The 60-year-old was one of seven Thunder Bay residents, a group that included his brothers Vito and Tony, who were subject last year to an Italian arrest warrant, accusing them of being associates of the ‘Ndrangheta network.
“I’m very relieved, and happy, of course,” he said. “We hope everything is behind us. We were very happy to hear that.”
Rocco Minnella said he has no idea why his name and those of his family were drawn into the Mafia mess in the first place.
“I have no knowledge of how we were tied into it, how our name came up.”
Lawyer Chris Watkins, who hosted a champagne celebration for Rocco and brother Vito in recognition of their legal triumph, said the Minnella’s are a shining example of why association laws don’t work.
The Minnellas, he said, were dragged into a process for no reason.
He said his clients have suffered unnecessarily for the past year because an Italian prosecutor named them in an investigation without proper proof.
“In our understanding they were never more than persons of interest and the process has come to a conclusion. We’ve received confirmation through a media report from Italy that in fact these files regarding Vito and Rocco Minnella have been stored.
"They’ve been returned. They may have been people of interest at one time, but in essence what happened and was stated was that there were no elements suitable to support the prosecution of the crime of association,” Watkins said.
Their Thunder Bay attorney said the incident shows a tremendous gap between the Canadian and Italian legal systems, and just how dangerous this type of law can be, he said.
“Any good family can get dragged into that,” Watkins said, noting the wear-and-tear on the family.

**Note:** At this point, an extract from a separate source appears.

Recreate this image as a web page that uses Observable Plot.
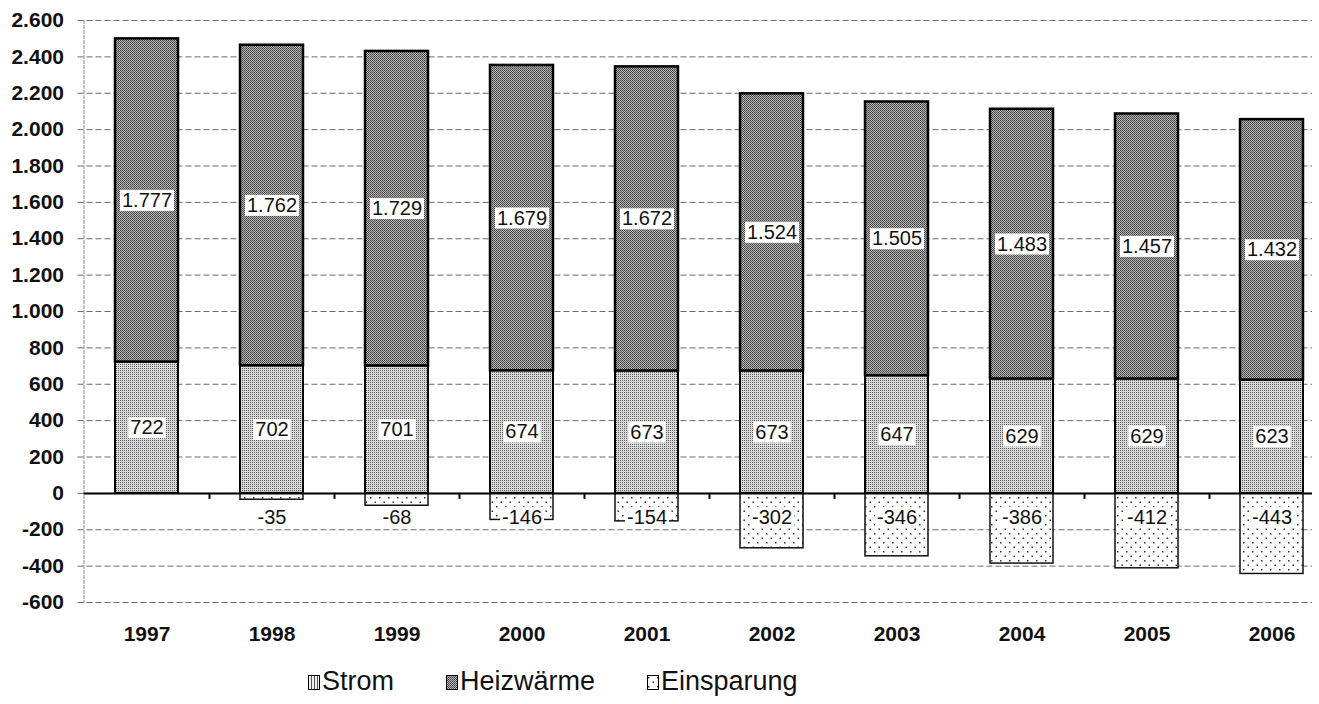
<!DOCTYPE html>
<html>
<head>
<meta charset="utf-8">
<script src="https://cdn.jsdelivr.net/npm/d3@7"></script>
<script src="https://cdn.jsdelivr.net/npm/@observablehq/plot@0.6"></script>
<style>
  body { margin: 0; background: #fff; font-family: "Liberation Sans", Arial, sans-serif; position: relative; width: 1319px; height: 704px; overflow: hidden; }
  .legend-item { position: absolute; top: 667px; height: 28px; line-height: 28px; font-size: 27px; color: #111; white-space: nowrap; }
  .legend-item svg { position: absolute; left: 0; top: 8px; }
  .legend-item span { position: absolute; left: 14px; top: 0; }
</style>
</head>
<body>
<svg width="0" height="0" style="position:absolute">
  <defs>
    <pattern id="pStrom" width="2" height="2" patternUnits="userSpaceOnUse">
      <rect width="2" height="2" fill="#d8d8d8"/>
      <rect width="1" height="1" fill="#606060"/>
    </pattern>
    <pattern id="pHeiz" width="2" height="2" patternUnits="userSpaceOnUse">
      <rect width="2" height="2" fill="#b8b8b8"/>
      <rect width="1" height="1" fill="#3c3c3c"/>
      <rect x="1" y="1" width="1" height="1" fill="#555"/>
    </pattern>
    <pattern id="pEinsp" width="9" height="9" patternUnits="userSpaceOnUse">
      <rect width="9" height="9" fill="#ffffff"/>
      <rect x="1" y="2" width="1.5" height="1.5" fill="#333"/>
      <rect x="5.5" y="6.5" width="1.5" height="1.5" fill="#333"/>
    </pattern>
    <pattern id="pStromLeg" width="3" height="2" patternUnits="userSpaceOnUse">
      <rect width="3" height="2" fill="#eeeeee"/>
      <rect width="1" height="2" fill="#555"/>
    </pattern>
  </defs>
</svg>
<div id="chart"></div>
<div id="legend"></div>
<script>
// ---- data ----
const years = ["1997", "1998", "1999", "2000", "2001", "2002", "2003", "2004", "2005", "2006"];
const strom = [722, 702, 701, 674, 673, 673, 647, 629, 629, 623];
const heizwaerme = [1777, 1762, 1729, 1679, 1672, 1524, 1505, 1483, 1457, 1432];
const einsparung = [0, -35, -68, -146, -154, -302, -346, -386, -412, -443];
const yTicks = [-600, -400, -200, 0, 200, 400, 600, 800, 1000, 1200, 1400, 1600, 1800, 2000, 2200, 2400, 2600];
const seriesNames = ["Strom", "Heizwärme", "Einsparung"];

const rows = years.map((year, i) => ({
  year,
  strom: strom[i],
  heiz: heizwaerme[i],
  einsp: einsparung[i]
}));
const negRows = rows.filter(d => d.einsp < 0);

const locale = d3.formatLocale({decimal: ",", thousands: ".", grouping: [3], currency: ["", " €"], minus: "-"});
const fmt = locale.format(",d");

const W = 1319, H = 662;
const mL = 83.5, mR = 7;
// band layout: step 125px, bar 62.5px, first band centred at ~146px
const step = 125;
const outer = ((W - mL - mR) / step - (years.length - 0.5)) / 2;
const align = (114.75 - mL) / ((W - mL - mR) - step * (years.length - 0.5));

const chart = Plot.plot({
  width: W,
  height: H,
  marginLeft: mL,
  marginRight: mR,
  marginTop: 20,
  marginBottom: 60,
  style: {fontFamily: "'Liberation Sans', Arial, sans-serif", background: "#fff", color: "#111"},
  x: {type: "band", domain: years, paddingInner: 0.5, paddingOuter: outer, align},
  y: {domain: [-600, 2600]},
  marks: [
    Plot.ruleY(yTicks, {stroke: "#6a6a6a", strokeWidth: 1, strokeDasharray: "6,3", insetLeft: -6}),
    Plot.frame({anchor: "left", stroke: "#8a8a8a", strokeDasharray: "3,2"}),
    Plot.barY(rows, {x: "year", y1: 0, y2: "strom", fill: "url(#pStrom)", stroke: "#000", strokeWidth: 2}),
    Plot.barY(rows, {x: "year", y1: "strom", y2: d => d.strom + d.heiz, fill: "url(#pHeiz)", stroke: "#000", strokeWidth: 2.5}),
    Plot.barY(negRows, {x: "year", y1: 0, y2: "einsp", fill: "url(#pEinsp)", stroke: "#111", strokeWidth: 1.5}),
    Plot.ruleY([0], {stroke: "#000", strokeWidth: 2}),
    Plot.ruleX(years.slice(0, -1), {x: d => d, dx: step / 2, y1: 0, y2: 0, insetBottom: -6, stroke: "#000", strokeWidth: 2}),
    Plot.text(rows, {x: "year", y: d => d.strom / 2, text: d => fmt(d.strom), fontSize: 20, fill: "#111"}),
    Plot.text(rows, {x: "year", y: d => d.strom + d.heiz / 2, text: d => fmt(d.heiz), fontSize: 20, fill: "#111"}),
    Plot.text(negRows, {x: "year", y: () => 0, dy: 24, text: d => fmt(d.einsp), fontSize: 20, fill: "#111"}),
    Plot.axisY({ticks: yTicks, tickFormat: fmt, tickSize: 0, tickPadding: 20, fontSize: 21, fontWeight: "bold", label: null}),
    Plot.axisX({tickSize: 0, tickPadding: 24, fontSize: 21, fontWeight: "bold", label: null})
  ]
});
document.getElementById("chart").appendChild(chart);

// white boxes behind data labels (copy each label's transform so the box sits under it)
const svgNS = "http://www.w3.org/2000/svg";
chart.querySelectorAll('g[aria-label="text"] text').forEach(t => {
  const b = t.getBBox();
  const r = document.createElementNS(svgNS, "rect");
  r.setAttribute("x", b.x - 2);
  r.setAttribute("y", b.y + 1);
  r.setAttribute("width", b.width + 4);
  r.setAttribute("height", b.height - 1);
  r.setAttribute("fill", "#fff");
  r.setAttribute("stroke", "none");
  const tr = t.getAttribute("transform");
  if (tr) r.setAttribute("transform", tr);
  t.parentNode.insertBefore(r, t);
});

// legend
const legendFills = ["url(#pStromLeg)", "url(#pHeiz)", "url(#pEinsp)"];
const legendLeft = [308, 446, 647];
const legend = document.getElementById("legend");
seriesNames.forEach((name, i) => {
  const item = document.createElement("div");
  item.className = "legend-item";
  item.style.left = legendLeft[i] + "px";
  item.innerHTML = `<svg width="12" height="15"><rect x="0.5" y="0.5" width="11" height="14" fill="${legendFills[i]}" stroke="#000" stroke-width="1"/></svg><span>${name}</span>`;
  legend.appendChild(item);
});
</script>
</body>
</html>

“It’s been very difficult for them. I know there’s an element that’s certainly of relief and happiness moving forward, but their families have suffered and they’ve suffered through this. But the message is we have a good community, and a good Italian community, here in Thunder Bay.”
Watkins did say the brothers plan to continue with a lawsuit against several national media outlets and the Chronicle Journal, which they allege named them unfairly in 2011 stories.
The lawsuit has yet to make its way through the court system and none of the allegations have yet been proven.
Rocco Minnella said he’s been unable to travel to the United States, where his mother-in-law and wife have taken up residence, and where he travels extensively for hair-dressing shows.
Luckily his business hasn’t been too hard hit, he said.
“It has been affected in a way, but our clients our very supportive, so we found our business has been pretty stable. But it still affected us in many ways.”
How do they move forward? One step at a time, he said.
“Well, we just look ahead and don’t look behind. Just drive forward and hope everything is OK now and try to forget the past.”